元丰凝视着师傅苏大夫那张时而阴郁、时而困惑的脸庞,敏锐地察觉到师傅内心深处的痛苦与自责。

他轻轻拍了拍师傅的肩膀,语气温和而坚定:“师傅,您不必过于苛责自己。那牛大力行事鲁莽,常常不顾医理,三天两头跑到咱们这里,一口咬定自己纵欲过度需补肾气,还不许您细问病情、把脉诊断,您只能无奈地按照他的要求开药。这并非您医术不精,而是牛大力固执己见,不肯接受您的专业指导。”

苏大夫闻听此言,眼中闪过一丝复杂的神色,他长叹一声,仿佛在叹息世人的无知与盲目:“唉!话虽如此,但我深知,作为医者,应以救死扶伤为己任,对医理研习更应精益求精。那女子一眼就能洞察病因,其医术之高明令人钦佩,反观我,因学问不精,竟被患者牵着鼻子走,实乃医者之耻。”

他的话语中透露出深深的自省与反思。

“元丰,”苏大夫目光坚毅地看向徒弟,“速去把我所有的医书都取来,我要重新温习一遍,弥补医术上的不足,不能再让这样的事情发生。”

与此同时,苏毓并不知晓,她那番无意中的好意点拨,已如春风化雨般深深触动了苏大夫的心灵,促使他决心重拾医典,潜心研读,提升医术。

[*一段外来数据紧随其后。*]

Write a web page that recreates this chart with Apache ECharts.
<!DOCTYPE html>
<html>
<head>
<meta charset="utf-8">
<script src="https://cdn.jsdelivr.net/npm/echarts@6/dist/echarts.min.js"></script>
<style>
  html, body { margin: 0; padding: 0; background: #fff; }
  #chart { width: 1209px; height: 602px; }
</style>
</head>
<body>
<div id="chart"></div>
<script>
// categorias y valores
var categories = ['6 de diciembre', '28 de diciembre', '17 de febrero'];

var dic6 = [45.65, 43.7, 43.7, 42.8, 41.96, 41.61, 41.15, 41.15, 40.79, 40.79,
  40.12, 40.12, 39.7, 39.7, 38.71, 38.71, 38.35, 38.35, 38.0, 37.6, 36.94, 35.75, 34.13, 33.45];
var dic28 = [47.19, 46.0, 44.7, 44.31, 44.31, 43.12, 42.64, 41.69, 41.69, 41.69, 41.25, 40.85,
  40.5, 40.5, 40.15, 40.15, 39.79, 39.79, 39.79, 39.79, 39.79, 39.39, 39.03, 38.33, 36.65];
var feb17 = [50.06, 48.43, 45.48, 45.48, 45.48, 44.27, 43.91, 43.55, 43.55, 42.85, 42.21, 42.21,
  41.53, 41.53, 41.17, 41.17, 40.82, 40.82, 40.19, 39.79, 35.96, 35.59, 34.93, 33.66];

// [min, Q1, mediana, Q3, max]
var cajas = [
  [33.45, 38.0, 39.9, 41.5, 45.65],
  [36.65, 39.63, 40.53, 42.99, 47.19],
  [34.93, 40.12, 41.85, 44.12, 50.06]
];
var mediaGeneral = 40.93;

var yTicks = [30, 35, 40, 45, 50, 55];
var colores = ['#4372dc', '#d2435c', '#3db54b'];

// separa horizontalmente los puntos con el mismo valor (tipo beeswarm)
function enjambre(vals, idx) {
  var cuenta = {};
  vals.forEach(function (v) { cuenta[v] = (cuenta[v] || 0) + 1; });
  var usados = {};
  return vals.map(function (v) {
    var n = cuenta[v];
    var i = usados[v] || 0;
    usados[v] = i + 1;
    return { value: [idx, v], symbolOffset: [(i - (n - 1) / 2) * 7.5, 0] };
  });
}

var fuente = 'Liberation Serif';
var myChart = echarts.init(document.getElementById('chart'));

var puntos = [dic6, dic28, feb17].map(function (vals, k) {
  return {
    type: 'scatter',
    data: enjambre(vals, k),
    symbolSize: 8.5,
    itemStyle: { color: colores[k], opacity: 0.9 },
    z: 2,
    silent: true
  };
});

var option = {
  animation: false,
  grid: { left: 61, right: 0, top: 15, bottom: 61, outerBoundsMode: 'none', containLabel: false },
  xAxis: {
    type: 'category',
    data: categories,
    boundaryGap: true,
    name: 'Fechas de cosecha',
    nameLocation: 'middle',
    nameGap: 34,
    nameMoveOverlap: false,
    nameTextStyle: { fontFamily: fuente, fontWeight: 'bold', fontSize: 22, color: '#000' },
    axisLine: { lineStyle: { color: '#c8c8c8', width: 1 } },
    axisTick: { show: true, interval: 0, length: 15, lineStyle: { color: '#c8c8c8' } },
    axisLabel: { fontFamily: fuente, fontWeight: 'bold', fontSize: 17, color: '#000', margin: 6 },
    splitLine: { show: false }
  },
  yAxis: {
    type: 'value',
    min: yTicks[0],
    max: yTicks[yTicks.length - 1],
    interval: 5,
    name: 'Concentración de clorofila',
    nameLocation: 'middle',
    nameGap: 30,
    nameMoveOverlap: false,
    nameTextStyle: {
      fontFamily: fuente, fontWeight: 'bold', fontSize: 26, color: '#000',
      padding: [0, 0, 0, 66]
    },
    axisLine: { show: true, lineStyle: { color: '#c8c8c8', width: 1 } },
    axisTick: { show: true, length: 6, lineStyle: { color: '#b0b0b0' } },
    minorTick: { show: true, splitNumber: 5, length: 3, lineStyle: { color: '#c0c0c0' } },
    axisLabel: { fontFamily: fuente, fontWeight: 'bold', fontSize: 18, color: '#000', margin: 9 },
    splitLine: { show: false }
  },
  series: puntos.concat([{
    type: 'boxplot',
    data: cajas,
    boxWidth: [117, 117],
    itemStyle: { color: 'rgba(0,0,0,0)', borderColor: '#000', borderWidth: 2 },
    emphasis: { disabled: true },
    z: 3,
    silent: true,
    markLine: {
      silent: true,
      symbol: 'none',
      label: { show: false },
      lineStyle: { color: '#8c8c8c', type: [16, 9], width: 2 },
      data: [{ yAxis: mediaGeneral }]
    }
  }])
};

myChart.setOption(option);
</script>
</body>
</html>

夜幕悄然降临,喧闹的市集渐渐归于平静,人们开始收拾摊位,准备结束一天的辛劳。

苏毓在人群中穿梭,匆忙买下两个冒着热气的包子,填饱辘辘饥肠。

两个肉馅饱满、香气四溢的包子才花费区四文钱,她不禁暗自庆幸,这样一来,自己手中的钱财就显得更为充裕了。

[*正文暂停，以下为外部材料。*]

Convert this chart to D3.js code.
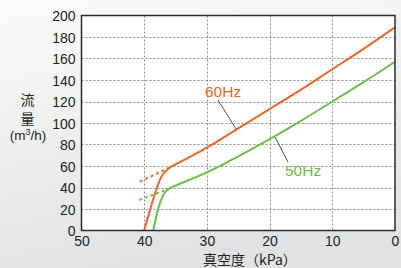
<!DOCTYPE html>
<html>
<head>
<meta charset="utf-8">
<script src="https://cdn.jsdelivr.net/npm/d3@7"></script>
<style>
  html, body { margin: 0; padding: 0; }
  svg { display: block; }
  .tick text { font-family: "Liberation Sans", Arial, sans-serif; font-size: 14px; fill: #231f20; }
</style>
</head>
<body>
<svg id="chart" width="401" height="268"></svg>
<script>
// vacuum (kPa) vs flow (m3/h)
var xTicks = [50, 40, 30, 20, 10, 0];
var yTicks = [0, 20, 40, 60, 80, 100, 120, 140, 160, 180, 200];

// 60Hz curve: steep start, then main curve
var hz60Low = [[40, 0], [39.0, 20.6], [38.0, 39], [37.1, 51.6], [35.7, 59.3]];
var hz60High = [[35.7, 59.3], [30, 77], [25, 95], [20, 113], [15, 131], [10, 150], [5, 169], [0, 189]];
var hz60Dash = [[40.7, 45.4], [35.7, 59.3]];

// 50Hz curve
var hz50Low = [[38.55, 0], [37.75, 20.6], [36.95, 33], [36.3, 38], [35.7, 40]];
var hz50High = [[35.7, 40], [34.3, 43.5], [30, 54], [25, 69], [20, 85], [15, 102], [10, 120], [5, 138], [0, 157]];
var hz50Dash = [[40.8, 28.4], [35.9, 39]];

var orange = "#f26524";
var green = "#6cc04a";

var svg = d3.select("#chart");
var W = 401, H = 268;
var plotL = 81.5, plotR = 395, plotT = 15.5, plotB = 230.5;

var defs = svg.append("defs");
var grad = defs.append("linearGradient")
  .attr("id", "bg").attr("x1", 0).attr("y1", 0).attr("x2", 0.3).attr("y2", 1);
grad.append("stop").attr("offset", "0%").attr("stop-color", "#fbfbfb");
grad.append("stop").attr("offset", "100%").attr("stop-color", "#e1e2e3");
svg.append("rect").attr("width", W).attr("height", H).attr("fill", "url(#bg)");

var x = d3.scaleLinear().domain([50, 0]).range([plotL, plotR]);
var y = d3.scaleLinear().domain([0, 200]).range([plotB, plotT]);

svg.append("rect")
  .attr("x", plotL).attr("y", plotT)
  .attr("width", plotR - plotL).attr("height", plotB - plotT)
  .attr("fill", "#fff");

// grid
var grid = svg.append("g")
  .attr("stroke", "#8a8a8a").attr("stroke-width", 1).attr("stroke-dasharray", "2,2");
grid.selectAll("line.h")
  .data(yTicks.filter(function(d) { return d > 0 && d < 200; }))
  .enter().append("line")
  .attr("x1", plotL).attr("x2", plotR)
  .attr("y1", function(d) { return Math.round(y(d)) + 0.5; })
  .attr("y2", function(d) { return Math.round(y(d)) + 0.5; });
grid.selectAll("line.v")
  .data(xTicks.filter(function(d) { return d > 0 && d < 50; }))
  .enter().append("line")
  .attr("y1", plotT).attr("y2", plotB)
  .attr("x1", function(d) { return Math.round(x(d)) + 0.5; })
  .attr("x2", function(d) { return Math.round(x(d)) + 0.5; });

// axes (labels only)
var yAxis = svg.append("g")
  .attr("transform", "translate(" + (plotL - 6) + ",0)")
  .call(d3.axisLeft(y).tickValues(yTicks).tickSize(0).tickPadding(0));
yAxis.select(".domain").remove();
yAxis.selectAll("text").attr("dy", "0.36em");

var xAxis = svg.append("g")
  .attr("transform", "translate(0," + (plotB + 2) + ")")
  .call(d3.axisBottom(x).tickValues(xTicks).tickSize(0).tickPadding(0));
xAxis.select(".domain").remove();
xAxis.selectAll("text").attr("dy", "0.95em");

// curves
var lineLow = d3.line()
  .x(function(d) { return x(d[0]); })
  .y(function(d) { return y(d[1]); })
  .curve(d3.curveCatmullRom.alpha(0.5));
var lineHigh = d3.line()
  .x(function(d) { return x(d[0]); })
  .y(function(d) { return y(d[1]); })
  .curve(d3.curveMonotoneX);
var lineStraight = d3.line()
  .x(function(d) { return x(d[0]); })
  .y(function(d) { return y(d[1]); });

var series = [
  { color: orange, low: hz60Low, high: hz60High, dash: hz60Dash },
  { color: green, low: hz50Low, high: hz50High, dash: hz50Dash }
];

series.forEach(function(s) {
  var g = svg.append("g").attr("fill", "none").attr("stroke", s.color)
    .attr("stroke-width", 2).attr("stroke-linejoin", "round");
  g.append("path").attr("d", lineLow(s.low));
  g.append("path").attr("d", lineHigh(s.high));
  g.append("path").attr("d", lineStraight(s.dash))
    .attr("stroke-dasharray", "3,3");
});

// border
svg.append("rect")
  .attr("x", plotL).attr("y", plotT)
  .attr("width", plotR - plotL).attr("height", plotB - plotT)
  .attr("fill", "none").attr("stroke", "#2b2b2b").attr("stroke-width", 1.5);

// series labels with leader lines
svg.append("line").attr("x1", 218).attr("y1", 100).attr("x2", 236).attr("y2", 129)
  .attr("stroke", "#231f20").attr("stroke-width", 0.8);
svg.append("line").attr("x1", 275).attr("y1", 137).attr("x2", 288).attr("y2", 162)
  .attr("stroke", "#231f20").attr("stroke-width", 0.8);

svg.append("text").attr("x", 205).attr("y", 97)
  .attr("font-family", "Liberation Sans, Arial, sans-serif").attr("font-size", 15.5)
  .attr("fill", orange).text("60Hz");
svg.append("text").attr("x", 285).attr("y", 175.5)
  .attr("font-family", "Liberation Sans, Arial, sans-serif").attr("font-size", 15.5)
  .attr("fill", green).text("50Hz");

// axis titles
var cjk = "'Noto Sans CJK JP', 'Noto Sans CJK SC', sans-serif";
svg.append("text").attr("x", 27.5).attr("y", 105).attr("text-anchor", "middle")
  .attr("font-family", cjk).attr("font-size", 14).attr("fill", "#231f20").text("流");
svg.append("text").attr("x", 27.5).attr("y", 124).attr("text-anchor", "middle")
  .attr("font-family", cjk).attr("font-size", 14).attr("fill", "#231f20").text("量");
var unit = svg.append("text").attr("x", 28).attr("y", 139.5).attr("text-anchor", "middle")
  .attr("font-family", "Liberation Sans, Arial, sans-serif").attr("font-size", 13.5)
  .attr("fill", "#231f20");
unit.append("tspan").text("(m");
unit.append("tspan").attr("font-size", 9).attr("dy", -5).text("3");
unit.append("tspan").attr("dy", 5).text("/h)");

svg.append("text").attr("x", 203).attr("y", 264.5)
  .attr("font-family", cjk).attr("font-size", 14).attr("fill", "#231f20")
  .text("真空度（kPa）");
</script>
</body>
</html>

然而,面对手中仅存的一朵珍贵无比的赤灵芝,苏毓心中反复权衡。

背篓的空间已被各类物品塞得满满当当,她又随手买了几样孩子喜爱的糕点,想象着家中年幼的喜儿见到这些甜点时,那双明亮眼睛中闪烁的喜悦光芒。

一切准备就绪,苏毓毅然走向市集的出口,心中默默祈祷能在此处遇见热心肠的谢大姐,托她帮忙将背篓带回,并顺带给江子陵捎些口信。

就在她步履匆匆之际,前方不远处,李伯的牛车赫然映入眼帘,车上已挤满了归家的乡亲。

谢启芬一眼瞥见苏毓的身影,立刻扬起手臂,热情洋溢地招呼道:“哎呀,子陵家的娘子,快来呀,我们正等着你呢!”

苏毓闻声,快步靠近牛车,脸上流露出些许疑惑:“你们是在等我吗?”

“那还用说,同路的自然得一起走,快上车吧。”

谢启芬笑盈盈地回答,话语中满是诚挚与关怀。

周围的乡亲们也纷纷点头赞同,面带微笑,与午后对待苏毓的冷漠态度形成了鲜明对比。

苏毓感激地点点头,将背负的背篓卸下,递向谢启芬,详细解释道:“大姐,我有急事需进城一趟,这背篓里装的是我的东西,麻烦您帮我交给子陵,并告诉他我大约明日就能回来。”